Israeli spokesman Mark Regev was on BBC radio this morning the topic was the Palestine unity government. Regev said that the Israeli government would not make any attempt to contact any members of the new government and that, "of course, all the peace talks are over." Rolleyes. Regev also noted that if the Palestinians decide to unilaterally declare a state in September, "this will be very, very negative for Israel," adding that, "How can Mahmoud Abbas say he wants peace with Israel and then re-conciliate with Hamas, who constantly attacks us?" Israel insists on a split government.
["Negative for Israel" is a direct threat to the Palestinians. Mark is warning in code that Israel will murder on a larger scale instead of the daily routine of popping them off for sport 1,2, and often a whole family at a time.]
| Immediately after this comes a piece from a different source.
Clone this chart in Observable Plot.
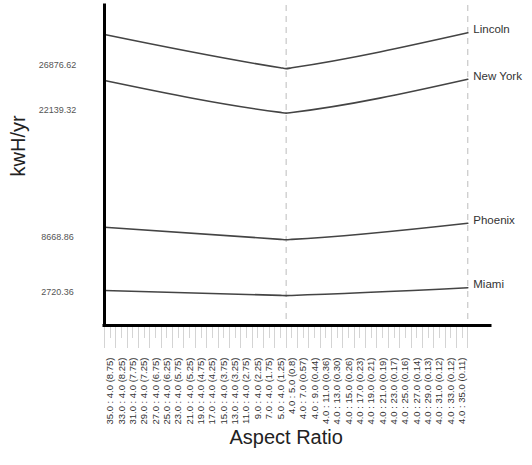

Although Fatah and Hamas have been bitter enemies, Palestinian analysts said they were optimistic the agreement would be implemented. The fact that Israel and the U.S. oppose an agreement with Hamas, which they designated a terrorist organization, counts for little these day in Palestinian decision marking, said Sameeh Hamoudeh, a political scientist at Bir Zeit University in Ramallah.
"Fatah has despaired of international approval," Hamoudeh told The Media Line. "Today Fatah is more inclined to please the Arab world, which has pushed for a compromise."
Pro-democracy tumult across the Arab world is likely to have revitalized the reconciliation talks, with a new leadership in Egypt eager to stamp its authority on the region.